▶ _Written request_
Reproduce from the records below, with no pictures, exactly the lines between the one containing "Convert this chart to matplotlib code." and the one containing "sll_right = -34.05", inclusive.

(Rows from a dataset of charts and code)
-------------------------
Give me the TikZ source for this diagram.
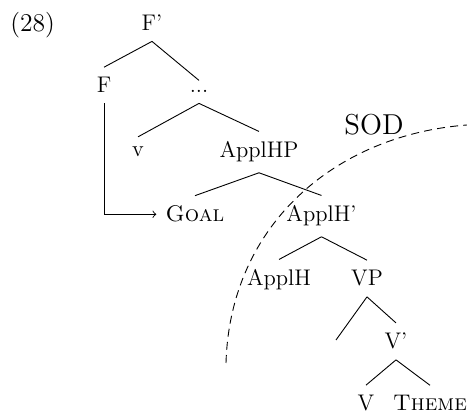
\documentclass[tikz,border=0pt]{standalone}
\begin{document}
\begin{tikzpicture}[x=0.5pt,y=-0.5pt,
  lab/.style={anchor=base,inner xsep=4.5pt,inner ysep=5pt,font=\fontsize{11.3}{13}\selectfont},
  branch/.style={line width=0.45pt},
  sod/.style={line width=0.45pt,dash pattern=on 4pt off 2.6pt}]
\useasboundingbox (0,0) rectangle (467,416);
\node[lab,anchor=base west,inner xsep=0pt,font=\fontsize{12.8}{15}\selectfont] (ex) at (10,32) {(28)};
\node[lab] (Fp) at (152,31) {F'};
\node[lab] (F) at (104,93) {F};
\node[lab] (dots) at (199,93) {...};
\node[lab] (v) at (138,157) {v};
\node[lab] (ApplHP) at (259,158) {ApplHP};
\node[lab] (Goal) at (195,222) {\textsc{Goal}};
\node[lab] (ApplHp) at (321.5,222) {ApplH'};
\node[lab] (ApplH) at (279,286) {ApplH};
\node[lab] (VP) at (367,286) {VP};
\coordinate (empty) at (336,340);
\node[lab] (Vp) at (396,349) {V'};
\node[lab] (V) at (366,411) {V};
\node[lab] (Theme) at (430,411) {\textsc{Theme}};
\node[lab,font=\fontsize{14.4}{17}\selectfont] (SOD) at (374,135) {SOD};
\draw[branch] (Fp.south) -- (F.north);
\draw[branch] (Fp.south) -- (dots.north);
\draw[branch] (dots.south) -- (v.north);
\draw[branch] (dots.south) -- (ApplHP.north);
\draw[branch] (ApplHP.south) -- (Goal.north);
\draw[branch] (ApplHP.south) -- (ApplHp.north);
\draw[branch] (ApplHp.south) -- (ApplH.north);
\draw[branch] (ApplHp.south) -- (VP.north);
\draw[branch] (VP.south) -- (empty);
\draw[branch] (VP.south) -- (Vp.north);
\draw[branch] (Vp.south) -- (V.north);
\draw[branch] (Vp.south) -- (Theme.north);
\draw[branch,->] (F.south) |- (Goal.west);
\coordinate (sodA) at (226,363);
\coordinate (sodB) at (467,125);
\draw[sod] (sodA) .. controls (230,225) and (335,135) .. (sodB);
\end{tikzpicture}
\end{document}
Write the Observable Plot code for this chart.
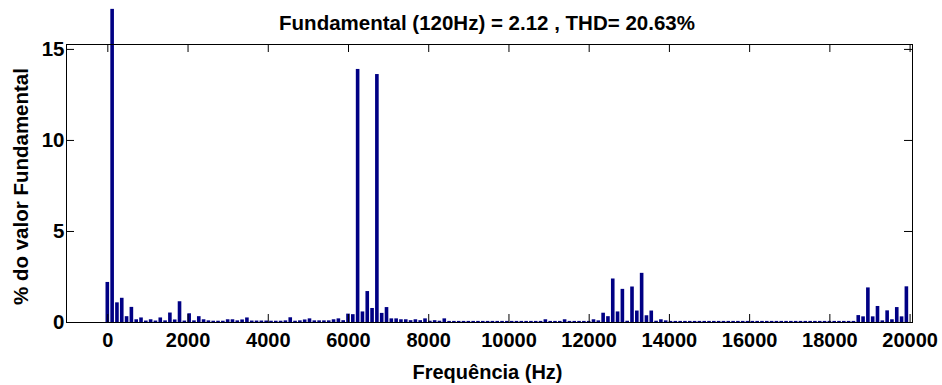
<!DOCTYPE html>
<html>
<head>
<meta charset="utf-8">
<script src="https://cdn.jsdelivr.net/npm/d3@7"></script>
<script src="https://cdn.jsdelivr.net/npm/@observablehq/plot@0.6"></script>
<style>
  html, body { margin: 0; padding: 0; background: #fff; }
  #chart svg { display: block; }
</style>
</head>
<body>
<div id="chart"></div>
<script>
// Harmonic bins: 0 Hz (DC) and multiples of 120 Hz up to 19920 Hz
const binStep = 120;
const frequencies = d3.range(0, 20000, binStep);

// Amplitude (% of fundamental) per bin
const amplitudes = [
  2.2, 17.2, 1.08, 1.33, 0.32, 0.83, 0.15, 0.25, 0.08, 0.15,
  0.08, 0.25, 0.09, 0.52, 0.14, 1.14, 0.08, 0.48, 0.09, 0.32,
  0.15, 0.09, 0.07, 0.07, 0.07, 0.15, 0.15, 0.09, 0.14, 0.25,
  0.08, 0.08, 0.08, 0.08, 0.07, 0.07, 0.07, 0.09, 0.26, 0.07,
  0.09, 0.14, 0.2, 0.09, 0.09, 0.09, 0.09, 0.15, 0.2, 0.1,
  0.46, 0.43, 13.9, 0.58, 1.7, 0.77, 13.62, 0.5, 0.82, 0.2,
  0.2, 0.15, 0.15, 0.1, 0.15, 0.1, 0.2, 0.07, 0.1, 0.07,
  0.2, 0.06, 0.06, 0.06, 0.06, 0.06, 0.06, 0.06, 0.06, 0.06,
  0.06, 0.06, 0.06, 0.06, 0.06, 0.06, 0.06, 0.06, 0.06, 0.06,
  0.06, 0.15, 0.06, 0.06, 0.06, 0.15, 0.06, 0.06, 0.06, 0.06,
  0.06, 0.15, 0.09, 0.51, 0.32, 2.39, 0.58, 1.82, 0.07, 1.95,
  0.63, 2.7, 0.37, 0.63, 0.07, 0.15, 0.09, 0.06, 0.06, 0.06,
  0.06, 0.06, 0.06, 0.06, 0.06, 0.06, 0.06, 0.06, 0.06, 0.06,
  0.06, 0.06, 0.06, 0.06, 0.06, 0.06, 0.06, 0.06, 0.06, 0.06,
  0.06, 0.06, 0.06, 0.06, 0.06, 0.06, 0.06, 0.06, 0.06, 0.06,
  0.06, 0.06, 0.06, 0.06, 0.06, 0.06, 0.38, 0.31, 1.9, 0.31,
  0.88, 0.09, 0.64, 0.15, 0.82, 0.31, 1.96
];

const xTicks = [0, 2000, 4000, 6000, 8000, 10000, 12000, 14000, 16000, 18000, 20000];
const yTicks = [0, 5, 10, 15];

const titleText = "Fundamental (120Hz) = 2.12 , THD= 20.63%";
const xLabel = "Frequência (Hz)";
const yLabel = "% do valor Fundamental";

const data = frequencies.map((f, i) => ({f, v: amplitudes[i]}));

const W = 942, H = 385;
const mT = 44, mR = 30, mB = 63, mL = 66;
const xDomain = [-1030, 20060];
const yDomain = [0, 15.27];
const tickPx = 8;
const tickY = tickPx * (yDomain[1] - yDomain[0]) / (H - mT - mB);
const tickX = tickPx * (xDomain[1] - xDomain[0]) / (W - mL - mR);
const halfBar = 45;
const font = "Arial, 'Liberation Sans', Helvetica, sans-serif";
const barColor = "#000084";

const chart = Plot.plot({
  width: W,
  height: H,
  marginTop: mT,
  marginRight: mR,
  marginBottom: mB,
  marginLeft: mL,
  style: {fontFamily: font, background: "#fff", color: "#000", overflow: "visible"},
  x: {domain: xDomain, label: null},
  y: {domain: yDomain, label: null},
  marks: [
    Plot.rectY(data, {x1: d => d.f - halfBar, x2: d => d.f + halfBar, y1: 0, y2: "v", fill: barColor}),
    Plot.frame({stroke: "#000", strokeWidth: 1}),
    // inward ticks on all four sides
    Plot.ruleX(xTicks, {x: d => d, y1: yDomain[0], y2: yDomain[0] + tickY, stroke: "#000"}),
    Plot.ruleX(xTicks, {x: d => d, y1: yDomain[1] - tickY, y2: yDomain[1], stroke: "#000"}),
    Plot.ruleY(yTicks, {y: d => d, x1: xDomain[0], x2: xDomain[0] + tickX, stroke: "#000"}),
    Plot.ruleY(yTicks, {y: d => d, x1: xDomain[1] - tickX, x2: xDomain[1], stroke: "#000"}),
    Plot.axisX({ticks: xTicks, tickSize: 0, tickPadding: 10, tickFormat: "d", fontSize: 20, fontWeight: "bold", label: null}),
    Plot.axisY({ticks: yTicks, tickSize: 0, tickPadding: 2, tickFormat: "d", fontSize: 20.5, fontWeight: "bold", label: null}),
    Plot.text([titleText], {frameAnchor: "top", dy: -15, dx: -2.5, lineAnchor: "bottom", textAnchor: "middle", fontSize: 20.5, fontWeight: "bold"}),
    Plot.text([xLabel], {frameAnchor: "bottom", dy: 56, dx: -2, lineAnchor: "bottom", textAnchor: "middle", fontSize: 20, fontWeight: "bold"}),
    Plot.text([yLabel], {frameAnchor: "left", dx: -39, dy: 3, rotate: -90, lineAnchor: "bottom", textAnchor: "middle", fontSize: 20.5, fontWeight: "bold"})
  ]
});

document.getElementById("chart").appendChild(chart);
</script>
</body>
</html>
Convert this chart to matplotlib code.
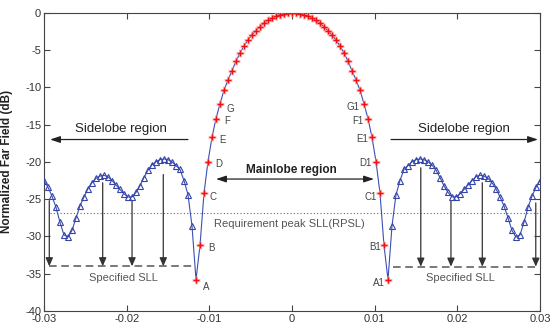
import numpy as np
import matplotlib
matplotlib.use("Agg")
import matplotlib.pyplot as plt

plt.rcParams['font.family'] = ['Liberation Sans', 'DejaVu Sans']
plt.rcParams['axes.unicode_minus'] = False

# ---- data (half pattern, k = 0 .. 62 from boresight; pattern is symmetric) ----
main_half = [0.0, -0.03, -0.11, -0.25, -0.45, -0.7, -1.0, -1.42, -1.87, -2.4,
             -2.98, -3.65, -4.45, -5.4, -6.5, -7.76, -9.0, -10.4, -12.2, -14.2,
             -16.7, -19.95, -24.2, -31.2, -35.8]
side_half = [-28.6, -24.4, -22.5, -21.0, -20.5, -20.0, -19.7, -19.6, -19.7, -20.0,
             -20.4, -21.1, -22.1, -23.2, -24.1, -24.7, -24.7, -24.3, -23.7, -23.1,
             -22.5, -22.0, -21.8, -21.9, -22.2, -22.8, -23.6, -24.7, -25.9, -27.5,
             -29.2, -30.1, -29.8, -28.1, -26.1, -24.6, -23.4, -22.5]
u_max = 0.03
n_main = len(main_half)

half = np.array(main_half + side_half)
ff = np.concatenate([half[::-1], half[1:]])
u = np.linspace(-u_max, u_max, len(ff))
kk = np.abs(np.arange(len(ff)) - (len(ff) - 1) // 2)
is_main = kk < n_main

rpsl = -26.8
sll_left = -34.0
sll_right = -34.05

left_labels = ['A', 'B', 'C', 'D', 'E', 'F', 'G']
left_label_pos = [(-0.0104, -36.8), (-0.00976, -31.6), (-0.00952, -24.7), (-0.00891, -20.25),
                  (-0.00838, -17.0), (-0.0079, -14.45), (-0.00742, -12.85)]
right_labels = ['A1', 'B1', 'C1', 'D1', 'E1', 'F1', 'G1']
right_label_pos = [(0.01052, -36.3), (0.01004, -31.4), (0.00955, -24.7), (0.0089, -20.1),
                   (0.0085, -16.95), (0.00802, -14.5), (0.00742, -12.66)]

left_arrows = [(-0.02936, -25.2), (-0.0229, -22.8), (-0.01935, -25.25), (-0.01557, -21.7)]
right_arrows = [(0.01558, -20.8), (0.01923, -25.2), (0.02302, -22.8), (0.02949, -25.5)]

# ---- figure ----
fig = plt.figure(figsize=(5.5, 3.36), dpi=100)
ax = fig.add_axes([0.08, 0.0744, 0.9018, 0.8876])

line_c = '#3b4fb4'
ax.plot(u, ff, color=line_c, lw=0.8, zorder=3)
ax.plot(u[~is_main], ff[~is_main], ls='none', marker='^', ms=5.0, mfc='none',
        mec='#3545a8', mew=0.8, zorder=4)
ax.plot(u[is_main], ff[is_main], ls='none', marker='+', ms=6, color='#ff9999',
        mew=2.2, alpha=0.6, zorder=4)
ax.plot(u[is_main], ff[is_main], ls='none', marker='+', ms=5, color='#ee1111',
        mew=1.0, zorder=5)

# RPSL dotted line
ax.plot([-0.0293, 0.0297], [rpsl, rpsl], ls=(0, (1, 2)), color='#666666', lw=0.8, zorder=2)
ax.text(-0.0003, -28.3, 'Requirement peak SLL(RPSL)', ha='center', va='center',
        fontsize=8, color='#555555')

# Specified SLL dashed lines
ax.plot([-0.0294, -0.01214], [sll_left, sll_left], ls=(0, (5, 3)), color='#555555', lw=1.1)
ax.plot([0.01226, 0.0296], [sll_right, sll_right], ls=(0, (5, 3)), color='#555555', lw=1.1)
ax.text(-0.02044, -35.55, 'Specified SLL', ha='center', va='center', fontsize=8, color='#555555')
ax.text(0.02042, -35.6, 'Specified SLL', ha='center', va='center', fontsize=8, color='#555555')

for x0, y0 in left_arrows:
    ax.annotate('', xy=(x0, sll_left), xytext=(x0, y0),
                arrowprops=dict(arrowstyle='-|>,head_length=0.5,head_width=0.22',
                                color='#333333', lw=0.9, shrinkA=0, shrinkB=0))
for x0, y0 in right_arrows:
    ax.annotate('', xy=(x0, sll_right), xytext=(x0, y0),
                arrowprops=dict(arrowstyle='-|>,head_length=0.5,head_width=0.22',
                                color='#333333', lw=0.9, shrinkA=0, shrinkB=0))

# region arrows
ax.annotate('', xy=(-0.02927, -17.0), xytext=(-0.01258, -17.0),
            arrowprops=dict(arrowstyle='-|>,head_length=0.6,head_width=0.2',
                            color='#222222', lw=0.9, shrinkA=0, shrinkB=0))
ax.text(-0.0207, -15.65, 'Sidelobe region', ha='center', va='center', fontsize=9.5, color='#222222')
ax.annotate('', xy=(0.02976, -17.0), xytext=(0.01198, -17.0),
            arrowprops=dict(arrowstyle='-|>,head_length=0.6,head_width=0.2',
                            color='#222222', lw=0.9, shrinkA=0, shrinkB=0))
ax.text(0.0208, -15.65, 'Sidelobe region', ha='center', va='center', fontsize=9.5, color='#222222')
ax.annotate('', xy=(-0.00919, -22.3), xytext=(0.00992, -22.3),
            arrowprops=dict(arrowstyle='<|-|>,head_length=0.6,head_width=0.2',
                            color='#222222', lw=0.9, shrinkA=0, shrinkB=0))
ax.text(-0.0001, -21.1, 'Mainlobe region', ha='center', va='center', fontsize=8.5,
        fontweight='bold', color='#222222')

for lab, (x0, y0) in zip(left_labels, left_label_pos):
    ax.text(x0, y0, lab, ha='center', va='center', fontsize=7, color='#444444')
for lab, (x0, y0) in zip(right_labels, right_label_pos):
    ax.text(x0, y0, lab, ha='center', va='center', fontsize=7, color='#444444')

ax.set_xlim(-0.03, 0.03)
ax.set_ylim(-40, 0)
ax.set_xticks([-0.03, -0.02, -0.01, 0, 0.01, 0.02, 0.03])
ax.set_xticklabels(['-0.03', '-0.02', '-0.01', '0', '0.01', '0.02', '0.03'])
ax.set_yticks(np.arange(-40, 1, 5))
ax.set_yticklabels([str(v) for v in range(-40, 1, 5)])
ax.tick_params(direction='in', top=True, right=True, length=4, width=0.8,
               colors='#444444', labelsize=8, labelcolor='#333333', pad=2)
for s in ax.spines.values():
    s.set_color('#444444')
    s.set_linewidth(0.8)

ax.set_ylabel('Normalized Far Field (dB)', fontsize=8.5, fontweight='bold', color='#222222')
ax.yaxis.set_label_coords(-0.062, 0.5)
ax.set_xlabel('u', fontsize=9, color='#222222')
ax.xaxis.set_label_coords(0.5, -0.095)

fig.savefig('out.png', dpi=100)
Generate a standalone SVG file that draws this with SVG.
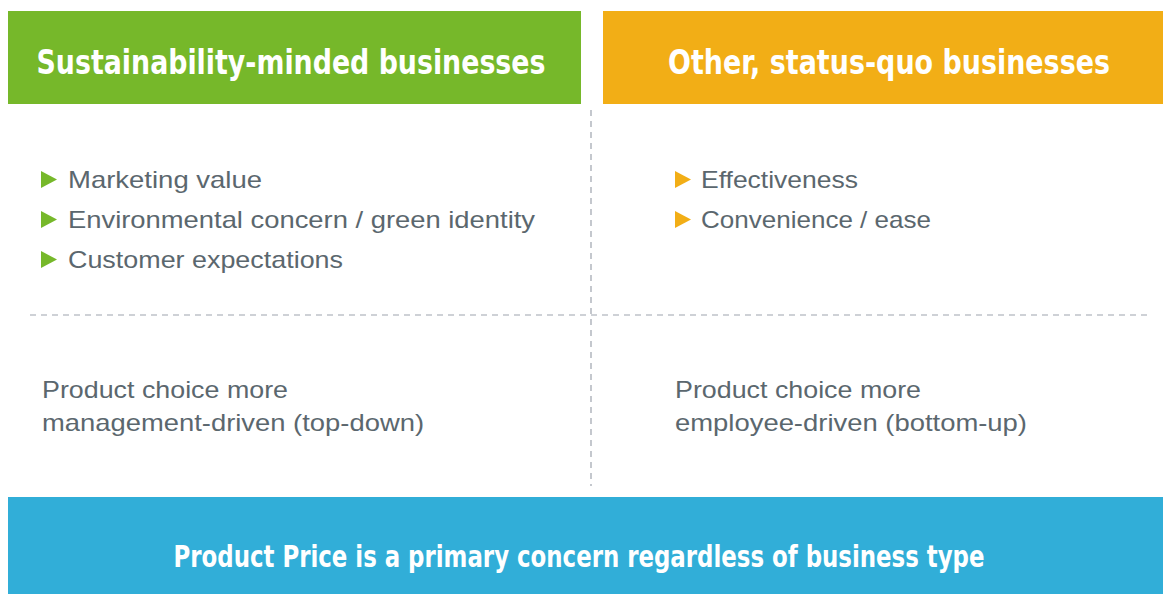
<svg xmlns="http://www.w3.org/2000/svg" width="1163" height="594" viewBox="0 0 1163 594">
  <style>
    .head { font-family: "DejaVu Sans", sans-serif; font-stretch: condensed; font-weight: bold; font-size: 30px; fill: #ffffff; }
    .foot { font-family: "DejaVu Sans", sans-serif; font-stretch: condensed; font-weight: bold; font-size: 30px; fill: #ffffff; }
    .item { font-family: "Liberation Sans", Arial, sans-serif; font-size: 24px; fill: #5b676e; }
    .rule { stroke: #9da3ad; stroke-width: 1.2; stroke-dasharray: 6 5; fill: none; }
  </style>
  <defs>
    <polygon id="tri" points="0,0 16,8.5 0,17"/>
  </defs>

  <rect width="1163" height="594" fill="#ffffff"/>

  <g id="dividers">
    <line class="rule" x1="591" y1="110" x2="591" y2="486"/>
    <line class="rule" x1="30" y1="315" x2="1148" y2="315"/>
  </g>

  <g id="sustainable-header">
    <rect x="8" y="11" width="573" height="93" fill="#76b82a"/>
    <!-- tall condensed heading: stretched vertically, width fixed -->
    <text class="head" transform="translate(291,74) scale(1,1.13)" x="0" y="0" text-anchor="middle" textLength="509" lengthAdjust="spacingAndGlyphs">Sustainability-minded businesses</text>
  </g>

  <g id="statusquo-header">
    <rect x="603" y="11" width="560" height="93" fill="#f2ae16"/>
    <text class="head" transform="translate(889,74) scale(1,1.13)" x="0" y="0" text-anchor="middle" textLength="442" lengthAdjust="spacingAndGlyphs">Other, status-quo businesses</text>
  </g>

  <g id="sustainable-drivers">
    <use href="#tri" x="41" y="171" fill="#76b82a"/>
    <text class="item" x="68" y="188" textLength="194" lengthAdjust="spacingAndGlyphs">Marketing value</text>
    <use href="#tri" x="41" y="211" fill="#76b82a"/>
    <text class="item" x="68" y="228" textLength="467" lengthAdjust="spacingAndGlyphs">Environmental concern / green identity</text>
    <use href="#tri" x="41" y="251" fill="#76b82a"/>
    <text class="item" x="68" y="268" textLength="275" lengthAdjust="spacingAndGlyphs">Customer expectations</text>
  </g>

  <g id="statusquo-drivers">
    <use href="#tri" x="675" y="171" fill="#f2ae16"/>
    <text class="item" x="701" y="188" textLength="157" lengthAdjust="spacingAndGlyphs">Effectiveness</text>
    <use href="#tri" x="675" y="211" fill="#f2ae16"/>
    <text class="item" x="701" y="228" textLength="230" lengthAdjust="spacingAndGlyphs">Convenience / ease</text>
  </g>

  <g id="sustainable-choice">
    <text class="item" x="42" y="398" textLength="246" lengthAdjust="spacingAndGlyphs">Product choice more</text>
    <text class="item" x="42" y="431" textLength="382" lengthAdjust="spacingAndGlyphs">management-driven (top-down)</text>
  </g>

  <g id="statusquo-choice">
    <text class="item" x="675" y="398" textLength="246" lengthAdjust="spacingAndGlyphs">Product choice more</text>
    <text class="item" x="675" y="431" textLength="352" lengthAdjust="spacingAndGlyphs">employee-driven (bottom-up)</text>
  </g>

  <g id="price-banner">
    <rect x="8" y="497" width="1155" height="97" fill="#31aed8"/>
    <text class="foot" x="579" y="567" text-anchor="middle" textLength="811" lengthAdjust="spacingAndGlyphs">Product Price is a primary concern regardless of business type</text>
  </g>
</svg>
-------------------------
▶ _Response below_
Convert this chart to matplotlib code.
import numpy as np
import matplotlib
matplotlib.use("Agg")
import matplotlib.pyplot as plt

plt.rcParams['font.family'] = ['Liberation Sans', 'DejaVu Sans']
plt.rcParams['axes.unicode_minus'] = False

# ---- data (half pattern, k = 0 .. 62 from boresight; pattern is symmetric) ----
main_half = [0.0, -0.03, -0.11, -0.25, -0.45, -0.7, -1.0, -1.42, -1.87, -2.4,
             -2.98, -3.65, -4.45, -5.4, -6.5, -7.76, -9.0, -10.4, -12.2, -14.2,
             -16.7, -19.95, -24.2, -31.2, -35.8]
side_half = [-28.6, -24.4, -22.5, -21.0, -20.5, -20.0, -19.7, -19.6, -19.7, -20.0,
             -20.4, -21.1, -22.1, -23.2, -24.1, -24.7, -24.7, -24.3, -23.7, -23.1,
             -22.5, -22.0, -21.8, -21.9, -22.2, -22.8, -23.6, -24.7, -25.9, -27.5,
             -29.2, -30.1, -29.8, -28.1, -26.1, -24.6, -23.4, -22.5]
u_max = 0.03
n_main = len(main_half)

half = np.array(main_half + side_half)
ff = np.concatenate([half[::-1], half[1:]])
u = np.linspace(-u_max, u_max, len(ff))
kk = np.abs(np.arange(len(ff)) - (len(ff) - 1) // 2)
is_main = kk < n_main

rpsl = -26.8
sll_left = -34.0
sll_right = -34.05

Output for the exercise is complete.